Working from home offers flexibility un-heard of in the nine to five world. I can throw in a load of wash, make a phone call, write for a little bit, and then unload the dishwasher
It adds another level of efficiency to the multi-tasking for which mothers are famous.
This summer while repairmen were fixing our roof, I found myself helping one man plug in his electric saw while I used the other hand to answer the phone and ask questions about an automobile accident.
As any work-at-home mother can tell your, the lines between paid employment and household tasks get blurred.

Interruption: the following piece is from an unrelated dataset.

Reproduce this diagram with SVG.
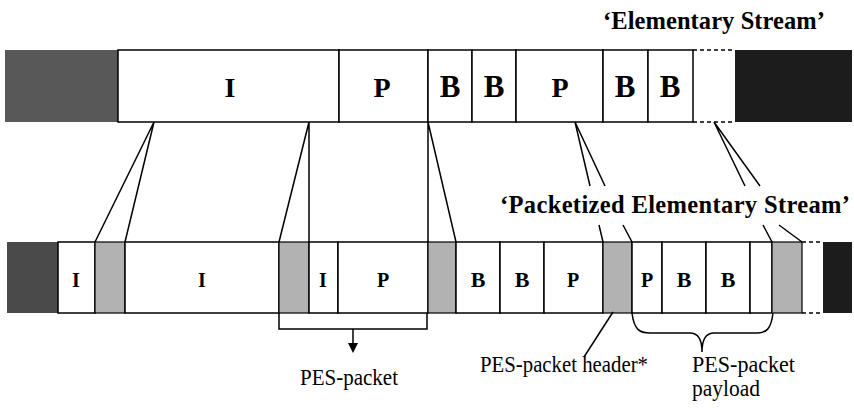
<svg xmlns="http://www.w3.org/2000/svg" width="854" height="410" viewBox="0 0 854 410">
<style>
.ln{stroke:#000;stroke-width:1.5;fill:none}
.dash{stroke:#000;stroke-width:1.5;stroke-dasharray:4 3;fill:none}
.cell{fill:#fff;stroke:#000;stroke-width:1.5}
.hdr{fill:#b2b2b2;stroke:#000;stroke-width:1.2}
.big{font-family:"Liberation Serif",serif;font-weight:bold;font-size:28px;text-anchor:middle}
.bigB{font-size:31px}
.sm{font-family:"Liberation Serif",serif;font-weight:bold;font-size:20px;text-anchor:middle}
.smB{font-size:22px}
.ttl{font-family:"Liberation Serif",serif;font-weight:bold;font-size:24.5px}
.lbl{font-family:"Liberation Serif",serif;font-size:23px}
</style>
<rect width="854" height="410" fill="#fff"/>
<text class="ttl" x="603" y="29" textLength="222" lengthAdjust="spacing">‘Elementary Stream’</text>
<text class="ttl" x="500" y="213" textLength="350" lengthAdjust="spacing">‘Packetized Elementary Stream’</text>

<g id="es">
<rect x="5" y="50" width="113" height="72" fill="#585858"/>
<rect x="735" y="50" width="117" height="72" fill="#1c1c1c"/>
<g id="es-I"><rect class="cell" x="118" y="50" width="221" height="72"/><text class="big" x="230" y="97">I</text></g>
<g id="es-P1"><rect class="cell" x="339" y="50" width="89" height="72"/><text class="big" x="382" y="97">P</text></g>
<g id="es-B1"><rect class="cell" x="428" y="50" width="44" height="72"/><text class="big bigB" x="450" y="97">B</text></g>
<g id="es-B2"><rect class="cell" x="472" y="50" width="44" height="72"/><text class="big bigB" x="494" y="97">B</text></g>
<g id="es-P2"><rect class="cell" x="516" y="50" width="87" height="72"/><text class="big" x="560" y="97">P</text></g>
<g id="es-B3"><rect class="cell" x="603" y="50" width="45" height="72"/><text class="big bigB" x="625" y="97">B</text></g>
<g id="es-B4"><rect class="cell" x="648" y="50" width="45" height="72"/><text class="big bigB" x="670" y="97">B</text></g>
<line class="dash" x1="693" y1="50" x2="735" y2="50"/>
<line class="dash" x1="693" y1="122" x2="735" y2="122"/>
</g>

<g id="pes">
<rect x="7" y="242" width="51" height="71" fill="#4a4a4a"/>
<rect x="823" y="242" width="29" height="71" fill="#1c1c1c"/>
<g id="pes-I1"><rect class="cell" x="58" y="242" width="37" height="71"/><text class="sm" x="76" y="287">I</text></g>
<g id="pes-h1"><rect class="hdr" x="95" y="242" width="30" height="71"/></g>
<g id="pes-I2"><rect class="cell" x="125" y="242" width="154" height="71"/><text class="sm" x="202" y="287">I</text></g>
<g id="pes-h2"><rect class="hdr" x="279" y="242" width="30" height="71"/></g>
<g id="pes-I3"><rect class="cell" x="309" y="242" width="29" height="71"/><text class="sm" x="323" y="287">I</text></g>
<g id="pes-P1"><rect class="cell" x="338" y="242" width="90" height="71"/><text class="sm" x="383" y="287">P</text></g>
<g id="pes-h3"><rect class="hdr" x="428" y="242" width="28" height="71"/></g>
<g id="pes-B1"><rect class="cell" x="456" y="242" width="44" height="71"/><text class="sm smB" x="478" y="287">B</text></g>
<g id="pes-B2"><rect class="cell" x="500" y="242" width="44" height="71"/><text class="sm smB" x="522" y="287">B</text></g>
<g id="pes-P2"><rect class="cell" x="544" y="242" width="59" height="71"/><text class="sm" x="573" y="287">P</text></g>
<g id="pes-h4"><rect class="hdr" x="603" y="242" width="29" height="71"/></g>
<g id="pes-P3"><rect class="cell" x="632" y="242" width="30" height="71"/><text class="sm" x="647" y="287">P</text></g>
<g id="pes-B3"><rect class="cell" x="662" y="242" width="44" height="71"/><text class="sm smB" x="684" y="287">B</text></g>
<g id="pes-B4"><rect class="cell" x="706" y="242" width="44" height="71"/><text class="sm smB" x="728" y="287">B</text></g>
<g id="pes-x"><rect class="cell" x="750" y="242" width="22" height="71"/></g>
<g id="pes-h5"><rect class="hdr" x="772" y="242" width="30" height="71"/></g>
<line class="dash" x1="802" y1="242" x2="823" y2="242"/>
<line class="dash" x1="802" y1="313" x2="823" y2="313"/>
</g>

<g id="connectors">
<path class="ln" d="M154,122 L95,242 M154,122 L125,242"/>
<path class="ln" d="M309,122 L279,242 M309,122 L309,242"/>
<path class="ln" d="M428,122 L428,242 M428,122 L456,242"/>
<path class="ln" d="M575,122 L590,186 M575,122 L605,186 M599,225 L603,242 M623,225 L632,242"/>
<path class="ln" d="M714,122 L745,186 M714,122 L760,186 M763,225 L772,242 M779,225 L802,242"/>
<path class="ln" d="M279,313 L279,329 L427,329 L427,313"/>
<line class="ln" x1="353" y1="329" x2="353" y2="344"/>
<polygon points="348,343 358,343 353,353" fill="#000"/>
<path class="ln" d="M632,313 C634,330 640,333 650,333 L690,333 C698,333 702,340 702,352 C702,340 706,333 714,333 L756,333 C766,333 771,330 773,313"/>
<line class="ln" x1="613" y1="312" x2="584" y2="357"/>
</g>

<g id="labels">
<text class="lbl" x="300" y="385" textLength="98" lengthAdjust="spacingAndGlyphs">PES-packet</text>
<text class="lbl" x="480" y="372" textLength="168" lengthAdjust="spacingAndGlyphs">PES-packet header*</text>
<text class="lbl" x="692" y="372" textLength="103" lengthAdjust="spacingAndGlyphs">PES-packet</text>
<text class="lbl" x="692" y="396" textLength="68" lengthAdjust="spacingAndGlyphs">payload</text>
</g>
</svg>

Generally this is a good thing, but it can also present problems.
Women who leave home to go to work don’t usually have to figure out when their job is done at the end of the day.
Not I. For me work happens when the phone rings. Which, as everyone know, is during dinner. Sometimes I find myself shushing my children so I can complete a phone call. It’s hard to come off as a professional if you have to excuse yourself during an interview to rescue the cat or pour a glass of milk for your six-year-old son.
Working from home is not for everyone. It a bad career choice for people who are not self motivated, and it is usually not as lucrative as more traditional career paths.
But I feel blessed to have found a work-from-home job that is a perfect fit for my skills and training. I’d love to say and write some more, but the buzzer on the dryer just rang, and I need to hang up the shirts before they wrinkle.

3 comments:

Anonymous said...

YOU GO GIRL!!

Karen said...

ugg... that spider on the tounge us really creeping me out. It reminds me that I need to get some duct tape to prevent the spiders from getting in my mouth while I sleep! :-)

Pages In Time Forever said...

That picture almost made me vomit!! YIKES!!